How to Set Up a Proxy With MechanicalSoup

July 3, 2024 · 8 min read

MechanicalSoup is a Python library for automating website interactions. It's built on top of BeautifulSoup and Requests, popular tools in the web scraping community.

While MechanicalSoup is effective for web scraping using Python, it doesn't prevent your scraper from getting blocked by the websites' anti-bot systems.

Fortunately, there are a few methods to boost MechanicalSoup anti-detection powers. In this tutorial, you'll learn a step-by-step process of how to set up proxies in MechanicalSoup.

Set Up a Single Proxy With MechanicalSoup

As a prerequisite, install the MechanicalSoup library if you haven't already:

Terminal
pip install MechanicalSoup

Before setting up the proxy, let's make a simple HTTP GET request to https://httpbin.io/ip. This website returns the IP address of the client making the request.

Import the mechanicalsoup module to your code and create a browser object. Next, send a GET request to the target URL and print the response text.

scraper.py
import mechanicalsoup

# create a browser object
browser = mechanicalsoup.StatefulBrowser()

# send a GET request
response = browser.session.request("get", "https://httpbin.io/ip")

print(response.text)

The code will print your machine's IP address:

Output
{
  "origin": "50.173.55.144:30127"
}

Exposing your IP address is not a good idea, as websites may block it due to scraping activities.

Let's set up a proxy to reduce the chances of being detected and blocked.

Start with grabbing a free proxy from the Free Proxy List website.

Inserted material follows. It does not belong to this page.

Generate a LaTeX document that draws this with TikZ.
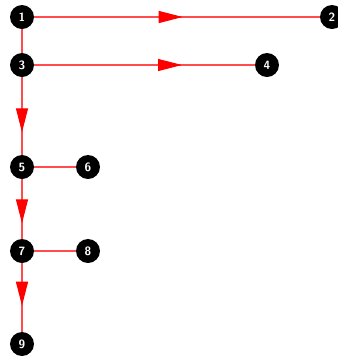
\documentclass[tikz,border=0pt]{standalone}
\usetikzlibrary{arrows.meta,decorations.markings}
\tikzset{
  vert/.style={circle,fill=black,minimum size=24pt,inner sep=0pt,text=white,font=\sffamily\bfseries\large},
  link/.style={draw=red!70,line width=1.1pt},
  flow/.style={link,postaction={decorate},
    decoration={markings,mark=at position #1 with {\arrow[red]{Triangle[length=24pt,width=12pt]}}}}
}
\begin{document}
\begin{tikzpicture}[x=1pt,y=-1pt]
		\clip (0,0) rectangle (338,360);
		\useasboundingbox (0,0) rectangle (338,360);
		\def\c{22}
		\node[vert] (v1) at (\c,17) {1};
		\node[vert] (v2) at (332,17) {2};
		\node[vert] (v3) at (\c,65) {3};
		\node[vert] (v4) at (267,65) {4};
		\node[vert] (v5) at (\c,167) {5};
		\node[vert] (v6) at (88,167) {6};
		\node[vert] (v7) at (\c,251) {7};
		\node[vert] (v8) at (88,251) {8};
		\node[vert] (v9) at (\c,344) {9};
		\draw[flow=0.52] (v1) -- (v2);
		\draw[link] (v1) -- (v3);
		\draw[flow=0.67] (v3) -- (v4);
		\draw[flow=0.71] (v3) -- (v5);
		\draw[link] (v5) -- (v6);
		\draw[flow=0.74] (v5) -- (v7);
		\draw[link] (v7) -- (v8);
		\draw[flow=0.62] (v7) -- (v9);
	\end{tikzpicture}
\end{document}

Next, define a proxy in your code pointing to the IP address and port number (e.g., http://8.219.97.248:80). This ensures that HTTP and HTTPS requests are routed through this proxy.

scraper.py
# define proxies using this syntax:
# <PROXY_PROTOCOL>://<PROXY_IP_ADDRESS>:<PROXY_PORT>
proxies = {
    "https": "http://8.219.97.248:80",
    "http": "http://8.219.97.248:80",
}

Finally, pass the proxies dictionary to the browser object you defined before. Here's what your code should look like:

scraper.py
import mechanicalsoup

# define proxies using this syntax:
# <PROXY_PROTOCOL>://<PROXY_IP_ADDRESS>:<PROXY_PORT>
proxies = {
    "https": "http://8.219.97.248:80",
    "http": "http://8.219.97.248:80",
}

# create a browser object
browser = mechanicalsoup.StatefulBrowser()

# send a GET request
response = browser.session.request("get", "https://httpbin.io/ip", proxies=proxies)

print(response.text)

The code will output the IP address of the used proxy server:

Output
{
  "origin": "8.219.64.236:60924"
}

Congrats! You've just changed the IP address of your MechanicalSoup scraper. Let's move to more advanced concepts.

Frustrated that your web scrapers are blocked once and again?
ZenRows API handles rotating proxies and headless browsers for you.
Try for FREE

Proxy Authentication

Some proxy servers require authentication to grant access only to users with valid credentials. It's usually the case with commercial solutions or premium proxies.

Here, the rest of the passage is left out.